Ana Klimovic gave an invited talk at the 48th International Conference on Very Large Databases (VLDB)

08.09.2022

Read
Number of comments

Ana Klimovic gave an invited talk at the external page VLDB 2022 Scalable Data Science session:

Title: Input Data Processing for Machine Learning

Abstract:

Processing input data plays a vital role in ML training. We analyze millions of ML jobs running in Google's fleet and find that the input pipeline --- which is responsible for feeding data-hungry GPUs/TPUs with training examples --- significantly impacts end-to-end training time and cost.
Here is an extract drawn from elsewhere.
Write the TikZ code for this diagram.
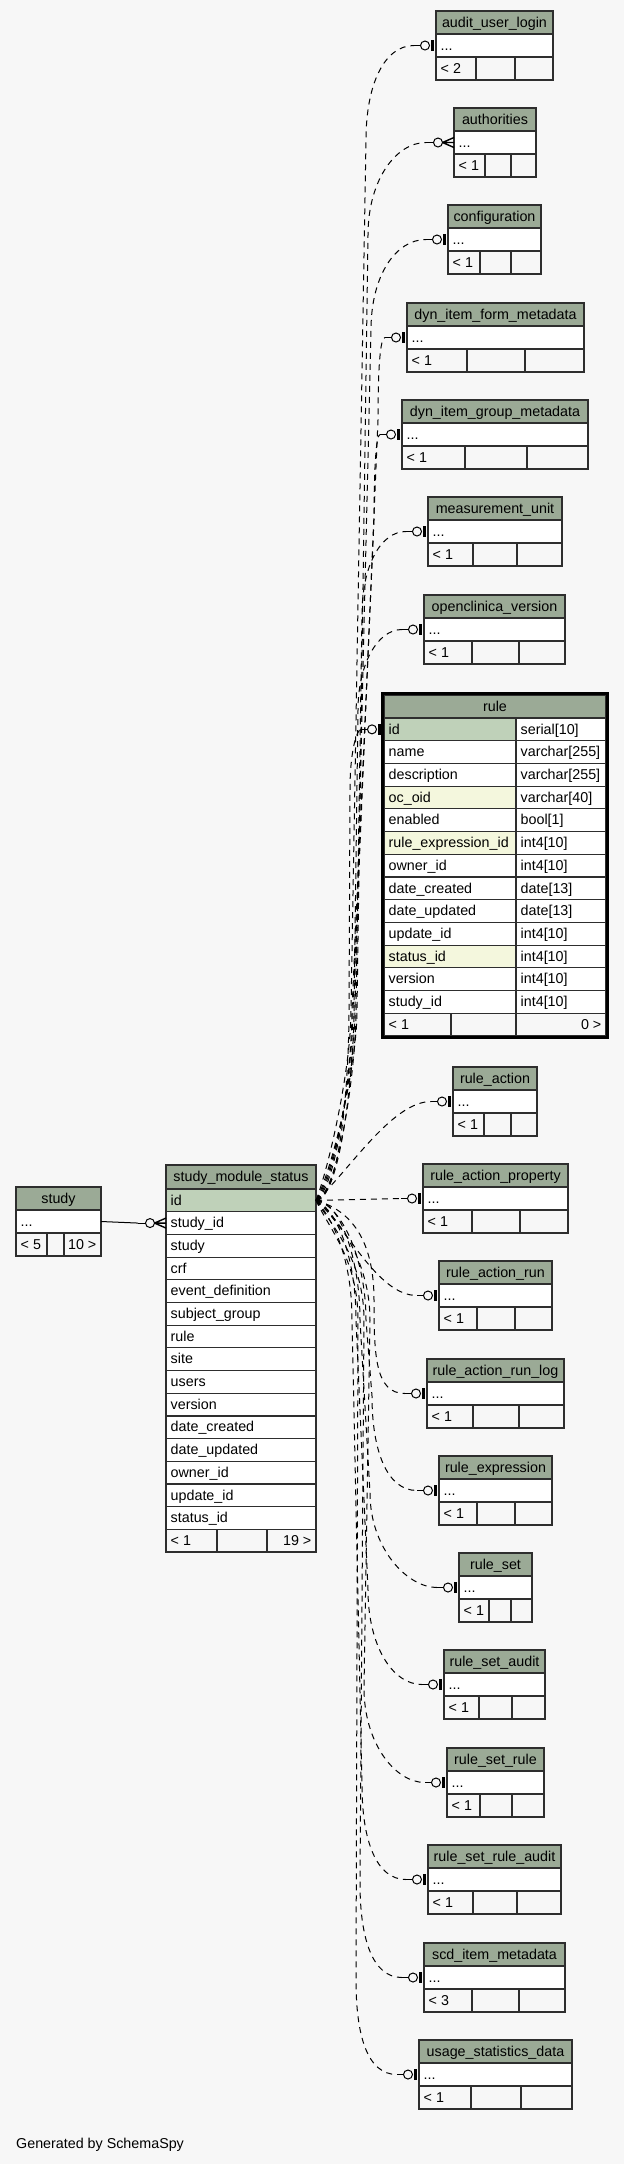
\documentclass[tikz,border=0pt]{standalone}
\usepackage{fontspec}
\setmainfont{Liberation Sans}
\definecolor{bgc}{HTML}{F7F7F7}
\definecolor{hdrc}{HTML}{9BAA96}
\definecolor{keyc}{HTML}{BFD1B9}
\definecolor{idxc}{HTML}{F4F7DD}
\definecolor{linec}{HTML}{2E2E2E}
\tikzset{
  txt/.style={inner sep=0pt, font=\fontsize{14.3}{16}\selectfont, text=black},
  cellbox/.style={draw=linec, line width=1.2pt, inner sep=0pt, outer sep=0pt, minimum height=22.7pt},
  hdr/.style={fill=hdrc, draw=linec, line width=1.2pt},
  foot/.style={fill=bgc, draw=linec, line width=1.2pt},
  fk/.style={draw=black, line width=1pt, dash pattern=on 6pt off 5pt},
  zeroone/.pic={
    \draw[line width=1pt] (-22,0) -- (-15.5,0);
    \draw[line width=1pt, fill=bgc] (-11,0) circle (4.5pt);
    \draw[line width=3pt] (-3.5,-5.5) -- (-3.5,5.5);
  },
  zeromany/.pic={
    \draw[line width=1pt] (-28,0) -- (-20.5,0);
    \draw[line width=1pt, fill=bgc] (-16,0) circle (4.5pt);
    \draw[line width=1.4pt] (-11.5,0) -- (0,-5) (-11.5,0) -- (0,5) (-11.5,0) -- (0,0);
  },
}
% one field cell: name, left, right, top, fill, text
\newcommand{\fld}[6]{%
  \node[cellbox, fill=#5, minimum width={(#3-#2)*1pt}, anchor=north west] (#1) at (#2,#4) {};
  \node[txt, anchor=base west] at (#2+4.5,#4+16) {#6};}
% collapsed table: name, title, left, right, top, div1, div2, footer
\newcommand{\tbl}[8]{%
  \draw[hdr] (#3,#5) rectangle (#4,#5+23);
  \node[txt, anchor=base] at ({(#3+#4)/2},#5+16) {#2};
  \node[cellbox, fill=white, minimum height=23pt, minimum width={(#4-#3)*1pt}, anchor=north west] (#1) at (#3,#5+23) {};
  \node[txt, anchor=base west] at (#3+4.5,#5+39) {...};
  \draw[foot] (#3,#5+46) rectangle (#4,#5+69);
  \draw[foot] (#6,#5+46) -- (#6,#5+69) (#7,#5+46) -- (#7,#5+69);
  \node[txt, anchor=base west] at (#3+4.5,#5+62) {#8};}
\begin{document}
\begin{tikzpicture}[x=1pt, y=-1pt]
    \useasboundingbox (0,0) rectangle (624,2164);
    \fill[bgc] (0,0) rectangle (624,2164);

    % tables on the right
    \tbl{aul}{audit\_user\_login}{436}{553}{11}{476}{515}{< 2}
    \tbl{auth}{authorities}{454}{536}{108}{485}{511}{< 1}
    \tbl{conf}{configuration}{448}{541}{205}{480}{511}{< 1}
    \tbl{difm}{dyn\_item\_form\_metadata}{407}{584}{303}{467}{525}{< 1}
    \tbl{digm}{dyn\_item\_group\_metadata}{402}{588}{400}{465}{527}{< 1}
    \tbl{mu}{measurement\_unit}{428}{562}{497}{473}{517}{< 1}
    \tbl{ocv}{openclinica\_version}{424}{565}{595}{472}{519}{< 1}
    \tbl{ra}{rule\_action}{453}{537}{1067}{484}{511}{< 1}
    \tbl{rap}{rule\_action\_property}{423}{568}{1164}{472}{520}{< 1}
    \tbl{rar}{rule\_action\_run}{439}{552}{1261}{477}{515}{< 1}
    \tbl{rarl}{rule\_action\_run\_log}{427}{564}{1359}{473}{519}{< 1}
    \tbl{re}{rule\_expression}{439}{552}{1456}{477}{515}{< 1}
    \tbl{rs}{rule\_set}{459}{532}{1553}{489}{511}{< 1}
    \tbl{rsa}{rule\_set\_audit}{444}{545}{1650}{479}{512}{< 1}
    \tbl{rsr}{rule\_set\_rule}{447}{544}{1748}{480}{512}{< 1}
    \tbl{rsra}{rule\_set\_rule\_audit}{428}{561}{1845}{473}{517}{< 1}
    \tbl{scd}{scd\_item\_metadata}{424}{565}{1943}{472}{519}{< 3}
    \tbl{usd}{usage\_statistics\_data}{419}{572}{2040}{471}{521}{< 1}

    % rule
    \draw[hdr] (384,695) rectangle (606,718);
    \node[txt, anchor=base] at (495,711) {rule};
    \fld{ruleid}{384}{516}{718.0}{keyc}{id}
    \fld{ruleidt}{516}{606}{718.0}{white}{serial[10]}
    \fld{rulename}{384}{516}{740.7}{white}{name}
    \fld{rulenamet}{516}{606}{740.7}{white}{varchar[255]}
    \fld{ruledesc}{384}{516}{763.4}{white}{description}
    \fld{ruledesct}{516}{606}{763.4}{white}{varchar[255]}
    \fld{ruleoid}{384}{516}{786.1}{idxc}{oc\_oid}
    \fld{ruleoidt}{516}{606}{786.1}{white}{varchar[40]}
    \fld{ruleen}{384}{516}{808.8}{white}{enabled}
    \fld{ruleent}{516}{606}{808.8}{white}{bool[1]}
    \fld{rulere}{384}{516}{831.6}{idxc}{rule\_expression\_id}
    \fld{ruleret}{516}{606}{831.6}{white}{int4[10]}
    \fld{ruleown}{384}{516}{854.3}{white}{owner\_id}
    \fld{ruleownt}{516}{606}{854.3}{white}{int4[10]}
    \fld{ruledc}{384}{516}{877.0}{white}{date\_created}
    \fld{ruledct}{516}{606}{877.0}{white}{date[13]}
    \fld{ruledu}{384}{516}{899.7}{white}{date\_updated}
    \fld{ruledut}{516}{606}{899.7}{white}{date[13]}
    \fld{ruleupd}{384}{516}{922.4}{white}{update\_id}
    \fld{ruleupdt}{516}{606}{922.4}{white}{int4[10]}
    \fld{rulest}{384}{516}{945.1}{idxc}{status\_id}
    \fld{rulestt}{516}{606}{945.1}{white}{int4[10]}
    \fld{rulever}{384}{516}{967.8}{white}{version}
    \fld{rulevert}{516}{606}{967.8}{white}{int4[10]}
    \fld{rulesid}{384}{516}{990.5}{white}{study\_id}
    \fld{rulesidt}{516}{606}{990.5}{white}{int4[10]}
    \draw[foot] (384,1013.2) rectangle (606,1035.9);
    \draw[foot] (451,1013.2) -- (451,1035.9) (516,1013.2) -- (516,1035.9);
    \node[txt, anchor=base west] at (388.5,1029.2) {< 1};
    \node[txt, anchor=base east] at (601.5,1029.2) {0 >};
    \draw[line width=3pt] (382.5,693.5) rectangle (607.5,1037.5);

    % study
    \draw[hdr] (16,1187) rectangle (101,1210);
    \node[txt, anchor=base] at (58.5,1203) {study};
    \node[cellbox, fill=white, minimum height=23pt, minimum width=85pt, anchor=north west] (studyrow) at (16,1210) {};
    \node[txt, anchor=base west] at (20.5,1226) {...};
    \draw[foot] (16,1233) rectangle (101,1256);
    \draw[foot] (47,1233) -- (47,1256) (64,1233) -- (64,1256);
    \node[txt, anchor=base west] at (20.5,1249) {< 5};
    \node[txt, anchor=base east] at (96.5,1249) {10 >};

    % study_module_status
    \draw[hdr] (166,1165) rectangle (316,1189);
    \node[txt, anchor=base] at (241,1181) {study\_module\_status};
    \fld{smsid}{166}{316}{1189.0}{keyc}{id}
    \fld{smsstudyid}{166}{316}{1211.7}{white}{study\_id}
    \fld{smsstudy}{166}{316}{1234.4}{white}{study}
    \fld{smscrf}{166}{316}{1257.1}{white}{crf}
    \fld{smsevent}{166}{316}{1279.8}{white}{event\_definition}
    \fld{smsgroup}{166}{316}{1302.5}{white}{subject\_group}
    \fld{smsrule}{166}{316}{1325.1}{white}{rule}
    \fld{smssite}{166}{316}{1347.8}{white}{site}
    \fld{smsusers}{166}{316}{1370.5}{white}{users}
    \fld{smsversion}{166}{316}{1393.2}{white}{version}
    \fld{smsdc}{166}{316}{1415.9}{white}{date\_created}
    \fld{smsdu}{166}{316}{1438.6}{white}{date\_updated}
    \fld{smsowner}{166}{316}{1461.3}{white}{owner\_id}
    \fld{smsupdate}{166}{316}{1484.0}{white}{update\_id}
    \fld{smsstatus}{166}{316}{1506.7}{white}{status\_id}
    \draw[foot] (166,1529.4) rectangle (316,1552);
    \draw[foot] (217,1529.4) -- (217,1552) (267,1529.4) -- (267,1552);
    \node[txt, anchor=base west] at (170.5,1545.4) {< 1};
    \node[txt, anchor=base east] at (311.5,1545.4) {19 >};

    % study -> study_module_status
    \draw[line width=1pt] (studyrow.east) -- ([xshift=-28pt]smsstudyid.west);
    \path (smsstudyid.west) pic {zeromany};

    % connectors going up
    \draw[fk] (smsid.east) .. controls +(12,-30) and +(0,60) .. (351,1010) -- (366,140) .. controls +(0,-55) and +(-30,0) .. ([xshift=-22pt]aul.west);
    \draw[fk] (smsid.east) .. controls +(14,-25) and +(0,60) .. (357,1010) -- (368,235) .. controls +(0,-55) and +(-30,0) .. ([xshift=-28pt]auth.west);
    \draw[fk] (smsid.east) .. controls +(16,-20) and +(0,60) .. (355,1010) -- (371,330) .. controls +(0,-55) and +(-30,0) .. ([xshift=-22pt]conf.west);
    \draw[fk] (smsid.east) .. controls +(18,-15) and +(0,60) .. (353,1010) -- (378,420) .. controls +(0,-50) and +(-5,0) .. ([xshift=-22pt]difm.west);
    \draw[fk] (smsid.east) .. controls +(20,-10) and +(0,60) .. (352,1010) -- (374,520) .. controls +(0,-50) and +(-4,0) .. ([xshift=-22pt]digm.west);
    \draw[fk] (smsid.east) .. controls +(22,-5) and +(0,60) .. (356,1010) -- (362,615) .. controls +(0,-50) and +(-25,0) .. ([xshift=-22pt]mu.west);
    \draw[fk] (smsid.east) .. controls +(24,0) and +(0,60) .. (354,1010) -- (358,710) .. controls +(0,-45) and +(-25,0) .. ([xshift=-22pt]ocv.west);
    \draw[fk] (smsid.east) .. controls +(26,-5) and +(0,60) .. (349,1010) -- (350,790) .. controls +(0,-40) and +(-4,0) .. ([xshift=-23pt]ruleid.west);
    \draw[fk] (smsid.east) .. controls +(30,-25) and +(-40,0) .. ([xshift=-22pt]ra.west);
    % straight across
    \draw[fk] (smsid.east) -- ([xshift=-22pt]rap.west);
    % connectors going down
    \draw[fk] (smsid.east) .. controls +(30,25) and +(-40,0) .. ([xshift=-22pt]rar.west);
    \draw[fk] (smsid.east) .. controls +(35,10) and +(0,-60) .. (374,1300) .. controls +(0,55) and +(-30,0) .. ([xshift=-22pt]rarl.west);
    \draw[fk] (smsid.east) .. controls +(26,5) and +(0,-60) .. (366,1320) -- (372,1396) .. controls +(0,55) and +(-30,0) .. ([xshift=-22pt]re.west);
    \draw[fk] (smsid.east) .. controls +(24,0) and +(0,-60) .. (360,1320) -- (370,1493) .. controls +(0,55) and +(-30,0) .. ([xshift=-22pt]rs.west);
    \draw[fk] (smsid.east) .. controls +(22,10) and +(0,-60) .. (356,1320) -- (368,1590) .. controls +(0,55) and +(-30,0) .. ([xshift=-22pt]rsa.west);
    \draw[fk] (smsid.east) .. controls +(20,15) and +(0,-60) .. (370,1320) -- (364,1688) .. controls +(0,55) and +(-30,0) .. ([xshift=-22pt]rsr.west);
    \draw[fk] (smsid.east) .. controls +(18,20) and +(0,-60) .. (352,1320) -- (362,1785) .. controls +(0,55) and +(-30,0) .. ([xshift=-22pt]rsra.west);
    \draw[fk] (smsid.east) .. controls +(16,25) and +(0,-60) .. (364,1320) -- (360,1883) .. controls +(0,55) and +(-30,0) .. ([xshift=-22pt]scd.west);
    \draw[fk] (smsid.east) .. controls +(14,30) and +(0,-60) .. (358,1320) -- (356,1980) .. controls +(0,55) and +(-30,0) .. ([xshift=-22pt]usd.west);

    % end marks
    \path (aul.west) pic {zeroone};
    \path (auth.west) pic {zeromany};
    \path (conf.west) pic {zeroone};
    \path (difm.west) pic {zeroone};
    \path (digm.west) pic {zeroone};
    \path (mu.west) pic {zeroone};
    \path (ocv.west) pic {zeroone};
    \path ([xshift=-1pt]ruleid.west) pic {zeroone};
    \path (ra.west) pic {zeroone};
    \path (rap.west) pic {zeroone};
    \path (rar.west) pic {zeroone};
    \path (rarl.west) pic {zeroone};
    \path (re.west) pic {zeroone};
    \path (rs.west) pic {zeroone};
    \path (rsa.west) pic {zeroone};
    \path (rsr.west) pic {zeroone};
    \path (rsra.west) pic {zeroone};
    \path (scd.west) pic {zeroone};
    \path (usd.west) pic {zeroone};

    \node[txt, anchor=base west] (credit) at (16,2148) {Generated by SchemaSpy};
\end{tikzpicture}
\end{document}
Our characterization of input data pipelines motivates several system design explorations, such as disaggregating input data processing from model training and caching commonly reoccurring input data computation subgraphs. Hence, we present Cachew, a fully-managed multi-tenant service for ML data processing which builds on tf.data. Cachew dynamically scales distributed resources for data processing to avoid stalls in training jobs. The service also selectively caches source data and/or preprocessed data to maximize training throughput and cost within and across jobs. Cachew's key contributions are autoscaling and autocaching policies, which optimize training time and cost by leveraging domain-specific metrics collected at data workers and training clients, rather than generic resource utilization metrics. We conclude with a discussion of open research questions for ML input data management and processing.